Peter gave my shoulder a comforting squeeze breaking me out of my thoughts and then opened the door where I was greeted by my mother sat next to my Aunties bed and the body of my Auntie Hazel. With the tears leaking out of my eyes I made my way over to the other side of the bed and held my Aunties hand, I knew she wouldn't feel it but I think it was out of need. I needed the comfort she so often gave me whilst I was growing up that I didn't get from the woman now opposite me. Wobbly on my feet Peter puts a chair behind me and guides me into it, I smile at him in thanks before looking back at my Auntie and then put my head onto the bed as the tears continue to flow. Letting the grief take over completely I start to feel my anger rise at the woman opposite me and I know it is her sister who has just died but I just can't seem to control myself right now. "so when are you leaving" she looked down before looking at me "probably after the funeral, I'll help with the organising and sorting out her house and then go home, so probably about a week" .

Great is all I think, this is another opportunity for her to be centre of attention when this lovely, beautiful human I'm clinging to has lost their life. I look down at her and kiss her forehead before leaving the room. I'll have another chance to see her in the funeral home but I can't be in that room any longer with my mother in the room. I leave the ward and find a toilet, I wash my face again and then head outside and sit on a bench where I light a cigarette to try and relax myself. Just as I'm about the throw the last away Peter sits next to me and gives me a slight smile. "the last I heard Hazel was proud of you for giving up" as soon as those words left his mouth I felt sick, I threw the cigarette away and felt like I had failed her. "I just wanted to calm down, at least I'm not smoking anything else" he laughed and nodded.

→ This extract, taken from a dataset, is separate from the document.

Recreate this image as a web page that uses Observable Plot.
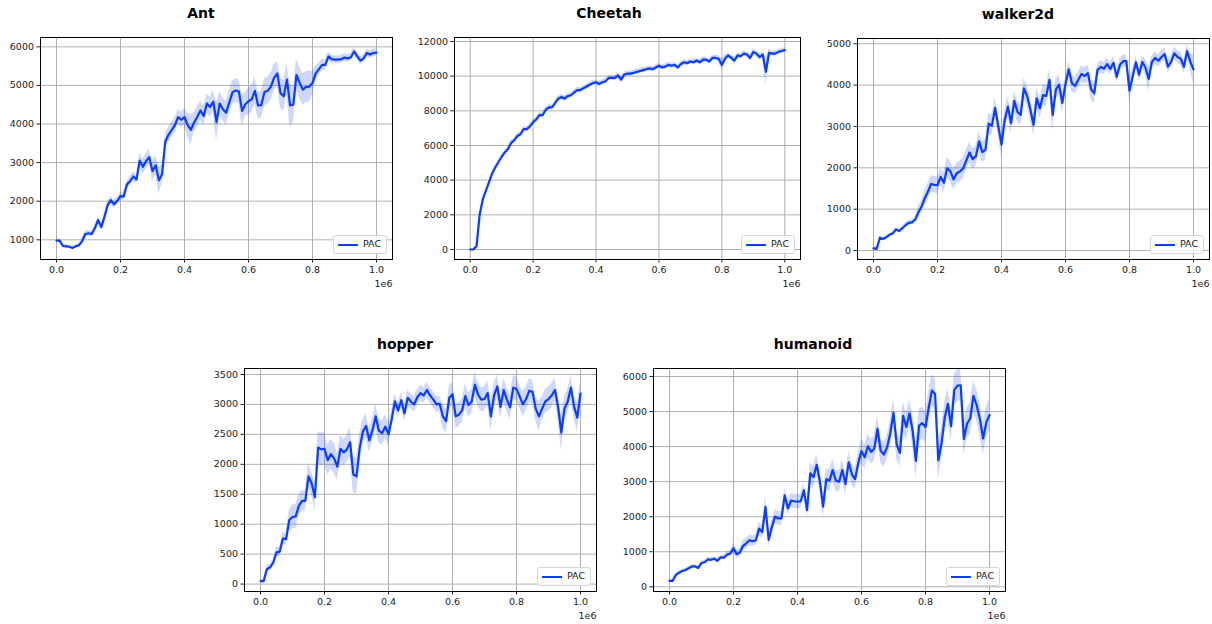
<!DOCTYPE html>
<html>
<head>
<meta charset="utf-8">
<script src="https://cdn.jsdelivr.net/npm/d3@7"></script>
<script src="https://cdn.jsdelivr.net/npm/@observablehq/plot@0.6"></script>
<style>
  html, body { margin: 0; padding: 0; background: #fff; }
  #root { position: relative; width: 1212px; height: 624px; overflow: hidden; font-family: "DejaVu Sans", sans-serif; }
  .panel { position: absolute; }
  .panel svg { max-width: none !important; display: block; }
  .title { position: absolute; font-weight: bold; font-size: 14px; color: #000; transform: translate(-50%, -50%); white-space: nowrap; }
  .legend { position: absolute; width: 54px; height: 19px; box-sizing: border-box; border: 1px solid #d6d6d6; border-radius: 3px; background: rgba(255,255,255,0.85); }
  .legend .swatch { position: absolute; left: 4px; top: 8px; width: 20px; height: 2px; background: #0a3dff; }
  .legend .lbl { position: absolute; left: 29px; top: 2px; font-size: 9.5px; color: #222; }
</style>
</head>
<body>
<div id="root"></div>
<script>
// ---- data (x = environment steps, in units of 1e6) ----
const steps = d3.range(0, 101).map(i => i / 100);

const antMean = [980,980,840,830,820,790,830,860,960,1150,1170,1150,1300,1510,1330,1600,1900,2030,1920,2010,
  2130,2120,2430,2520,2640,2560,3050,2890,3040,3140,2780,2930,2540,2700,3540,3720,3840,3970,4180,4110,
  4180,3970,3850,4040,4190,4350,4210,4530,4440,4580,4050,4530,4380,4290,4560,4820,4870,4840,4340,4510,
  4590,4640,4860,4480,4490,4830,4860,4970,5200,5310,4800,4720,5150,4480,4500,5270,5060,4890,4960,4970,
  5060,5310,5420,5530,5530,5750,5680,5670,5670,5680,5720,5700,5730,5880,5750,5640,5700,5840,5800,5840,5850];
const antErr = [40,40,40,40,40,40,40,40,80,80,80,80,80,80,80,80,100,100,100,100,
  100,100,100,120,120,120,200,200,200,200,250,250,350,250,200,200,200,200,200,200,
  220,300,400,250,250,250,250,250,250,300,500,300,300,300,300,300,300,300,400,300,
  350,350,350,350,350,350,350,350,350,300,400,400,400,550,450,400,400,400,400,400,
  300,200,150,150,150,120,100,100,100,100,100,100,100,100,100,100,100,100,100,100,100];

const cheetahMean = [0,0,200,2000,2900,3400,3900,4400,4750,5050,5350,5600,5800,6150,6300,6550,6650,6950,6950,7100,
  7350,7500,7750,7750,8050,8200,8200,8450,8700,8800,8700,8850,8900,9050,9200,9200,9300,9400,9500,9600,
  9650,9550,9650,9700,9900,9900,9900,10050,9800,10100,10150,10150,10200,10250,10300,10350,10400,10450,10400,10500,
  10600,10500,10550,10650,10600,10650,10500,10700,10800,10750,10850,10800,10900,10800,10950,10950,10850,11050,11050,11000,
  10650,11000,11200,11050,10900,11200,11150,11300,11250,11050,11400,11300,11100,11250,10250,11350,11300,11300,11400,11450,11500];
const cheetahErr = [30,30,50,80,80,80,80,80,80,80,100,120,120,150,150,150,150,150,150,150,
  150,150,150,150,150,150,150,150,150,150,150,150,150,150,150,150,150,150,150,150,
  150,150,150,150,150,150,150,180,200,150,150,150,150,150,150,150,150,150,150,150,
  150,150,150,150,150,150,150,150,150,150,150,150,150,150,150,150,150,150,150,200,
  350,200,150,150,200,150,150,150,150,200,150,150,200,150,800,200,150,150,150,150,150];

const walkerMean = [50,40,310,280,320,380,410,510,470,540,610,670,680,740,920,1060,1260,1420,1610,1590,
  1580,1780,1640,1990,1920,1720,1870,1910,1980,2180,2370,2210,2280,2640,2380,2440,3070,3020,3450,3010,
  2560,3150,3480,3080,3620,3350,3280,3920,3740,3420,3040,3680,3440,3760,3740,4130,3280,3900,4010,3570,
  4020,4380,4050,3980,4130,4270,4220,4290,3900,3800,4370,4440,4400,4510,4390,4540,4200,4490,4580,4580,
  3870,4210,4550,4250,4560,4420,4150,4560,4660,4590,4680,4750,4450,4560,4770,4680,4640,4440,4820,4570,4380];
const walkerErr = [40,40,40,40,40,40,40,40,40,40,60,60,60,60,150,150,180,200,200,200,
  200,200,250,250,250,250,250,250,250,250,250,250,250,250,250,250,250,250,250,250,
  300,250,250,250,250,250,250,250,250,250,250,250,250,250,250,250,400,250,250,250,
  200,200,200,200,200,200,200,200,250,250,150,150,150,150,150,150,150,150,150,150,
  300,200,150,150,150,200,300,150,150,150,150,150,150,150,150,150,150,150,150,200,350];

const hopperMean = [50,50,250,280,360,530,540,760,750,1070,1120,1130,1310,1390,1390,1800,1680,1450,2280,2250,
  2260,2070,2170,2100,1960,2260,2200,2250,2370,1830,1800,2270,2550,2640,2400,2570,2800,2560,2520,2630,
  2500,2750,3050,2900,3070,2850,3110,3050,3000,3120,3190,3150,3240,3150,3080,3000,3010,2800,2720,3110,
  3170,2800,2830,2900,3140,2990,3050,3330,3160,3080,3090,3190,2800,3150,3300,2960,3240,3080,2950,3280,
  3260,3130,3000,3090,3230,3210,2930,2800,2930,3050,3090,3150,3240,2960,2530,2930,3050,3280,2960,2780,3180];
const hopperErr = [30,30,50,60,60,80,80,100,100,170,200,200,170,170,170,200,200,220,270,270,
  270,250,250,250,220,220,220,220,250,300,300,250,200,200,200,200,200,200,200,200,
  200,150,130,130,130,130,130,130,130,130,130,130,130,130,130,130,130,200,200,200,
  200,200,200,200,200,200,200,200,200,200,200,200,250,200,200,200,200,200,200,200,
  200,200,200,200,200,200,200,250,200,200,200,200,200,200,300,200,200,200,200,250,200];

const humanoidMean = [170,170,340,400,450,480,530,580,580,540,680,700,780,770,800,740,840,830,920,950,
  1100,930,980,1170,1240,1330,1300,1330,1660,1560,2280,1340,1710,2000,1950,1950,2610,2240,2460,2440,
  2430,2440,2750,2190,3240,3130,3480,3010,2290,3070,3030,3330,3030,3000,3330,2930,3550,3210,3070,3540,
  3870,3700,4010,3850,3940,4510,3880,3770,3980,4380,4960,4060,3820,4880,4560,4950,4440,3590,4600,4670,
  4560,5110,5600,5500,3610,4090,4820,5220,4580,5620,5740,5750,4220,4660,4810,5450,5180,4790,4230,4690,4900];
const humanoidErr = [40,40,50,50,50,50,50,50,50,50,60,60,60,60,60,60,60,60,80,80,
  150,120,120,150,150,150,150,150,180,200,300,200,200,200,200,200,200,200,200,200,
  200,200,200,200,300,300,300,300,300,300,300,300,300,300,300,300,300,300,300,300,
  350,350,350,350,350,350,350,350,350,350,400,400,400,400,400,400,450,500,450,450,
  450,450,450,450,550,450,450,450,450,450,450,450,450,450,450,450,450,450,450,450,450];

const xTicks = [0, 0.2, 0.4, 0.6, 0.8, 1.0];
const panels = [
  {name: "Ant",      mean: antMean,      err: antErr,      box: [40, 37, 392, 259],   yDomain: [490, 6241],  yTicks: [1000,2000,3000,4000,5000,6000], titleX: 201},
  {name: "Cheetah",  mean: cheetahMean,  err: cheetahErr,  box: [454, 37, 800, 259],  yDomain: [-577, 12231], yTicks: [0,2000,4000,6000,8000,10000,12000], titleX: 609},
  {name: "walker2d", mean: walkerMean,   err: walkerErr,   box: [857, 38, 1209, 259], yDomain: [-217, 5128], yTicks: [0,1000,2000,3000,4000,5000], titleX: 1018},
  {name: "hopper",   mean: hopperMean,   err: hopperErr,   box: [244, 368, 596, 591], yDomain: [-124, 3600], yTicks: [0,500,1000,1500,2000,2500,3000,3500], titleX: 405},
  {name: "humanoid", mean: humanoidMean, err: humanoidErr, box: [653, 368, 1005, 591], yDomain: [-134, 6228], yTicks: [0,1000,2000,3000,4000,5000,6000], titleX: 813}
];

const root = document.getElementById("root");
const ML = 45, MR = 12, MT = 6, MB = 36;
const lineColor = "#0a3dff";

for (const p of panels) {
  const [x0, y0, x1, y1] = p.box;
  const rows = steps.map((s, i) => ({x: s, y: p.mean[i], lo: p.mean[i] - p.err[i], hi: p.mean[i] + p.err[i]}));
  const W = (x1 - x0) + ML + MR, H = (y1 - y0) + MT + MB;
  const chart = Plot.plot({
    width: W,
    height: H,
    marginLeft: ML, marginRight: MR, marginTop: MT, marginBottom: MB,
    style: {fontFamily: "DejaVu Sans, sans-serif", fontSize: "9.5px", color: "#222", background: "white", overflow: "visible", maxWidth: "none"},
    x: {domain: [-0.05, 1.05], ticks: xTicks, tickFormat: d => d.toFixed(1), tickSize: 3.5, tickPadding: 3, label: null},
    y: {domain: p.yDomain, ticks: p.yTicks, tickFormat: d => String(d), tickSize: 3.5, tickPadding: 3, label: null},
    marks: [
      Plot.gridX(xTicks, {stroke: "#b0b0b0", strokeOpacity: 1, strokeWidth: 1}),
      Plot.gridY(p.yTicks, {stroke: "#b0b0b0", strokeOpacity: 1, strokeWidth: 1}),
      Plot.areaY(rows, {x: "x", y1: "lo", y2: "hi", fill: lineColor, fillOpacity: 0.2}),
      Plot.lineY(rows, {x: "x", y: "y", stroke: lineColor, strokeWidth: 2.2}),
      Plot.frame({stroke: "#000", strokeWidth: 1}),
      Plot.axisX({ticks: xTicks, tickFormat: d => d.toFixed(1), tickSize: 3.5, tickPadding: 3, label: null}),
      Plot.axisY({ticks: p.yTicks, tickFormat: d => String(d), tickSize: 3.5, tickPadding: 3, label: null}),
      Plot.text(["1e6"], {frameAnchor: "bottom-right", dy: 27, dx: 0, textAnchor: "end", fontSize: 9.5, fill: "#222"})
    ]
  });
  const wrap = document.createElement("div");
  wrap.className = "panel";
  wrap.style.left = (x0 - ML) + "px";
  wrap.style.top = (y0 - MT) + "px";
  wrap.style.width = W + "px";
  wrap.style.height = H + "px";
  wrap.appendChild(chart);
  root.appendChild(wrap);

  const t = document.createElement("div");
  t.className = "title";
  t.textContent = p.name;
  t.style.left = p.titleX + "px";
  t.style.top = (y0 - 24) + "px";
  root.appendChild(t);

  const lg = document.createElement("div");
  lg.className = "legend";
  lg.style.left = (x1 - 5 - 54) + "px";
  lg.style.top = (y1 - 5 - 19) + "px";
  lg.innerHTML = '<div class="swatch"></div><div class="lbl">PAC</div>';
  root.appendChild(lg);
}
</script>
</body>
</html>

We sat in a comfortable silence for a few minutes before telling me that my Auntie had already planned everything for her funeral and that he just had to call the funeral home when they opened in the morning. I didn't want to ask but I needed to know "who's the named executor of her will?" he took an envelope out of his pocket and it had my name on it. "I don't know, I just have an envelope for you, one for Nicola, one for me and Shannon and then one for the other 4" I knew he meant my 4 cousins. I nodded and just looked at the envelope in my hand when my phone started to ring. I couldn't help but laugh at the name that popped up and showed Peter, he laughed too and encouraged me to answer. "Hello Jodie, my lovely ex, to what do I owe the pleasure" yes she's my ex but we were and still are good friends and I'm a sarcastic bitch.

"Hey y/n, I heard, I'm so so-"

"Please don't finish that, you know I hate pity" I sighed. I've had enough things happen in my life, and it comes with the territory of my old job but you kind of come across as a psycho when you say you're used to death.

"I know, I'm sorry, are you going to see her or what are you doing, where are you?"

"I'm sat out the front of the hospital with Peter, I've already been inside and Nicola was there too so ye it's been a great couple of hours". "oh y/n, that's a lot, I'm at my Mum and Dads for the week if you want to come over, with Nicola being there you're not going to want to stay at your house if she's still got a key" shit, I completely forgot about that, it not as though she would even ask either she'd just walk in like she owns the place and she's too cheap to get a hotel for herself.

Making my mind up with those things in my mind I agree and tell Jodie I would see her in around 30 minutes. I stand up and turn to Peter giving him a hug "thank you for meeting me here, I know it's hard for you too, she was very grateful for you, we all are" he sniffed and rubbed my back as we continued to hug. When we finally broke apart I told him I would speak with him tomorrow and then we parted ways. I jumped in the car and made my way to James and Donna's.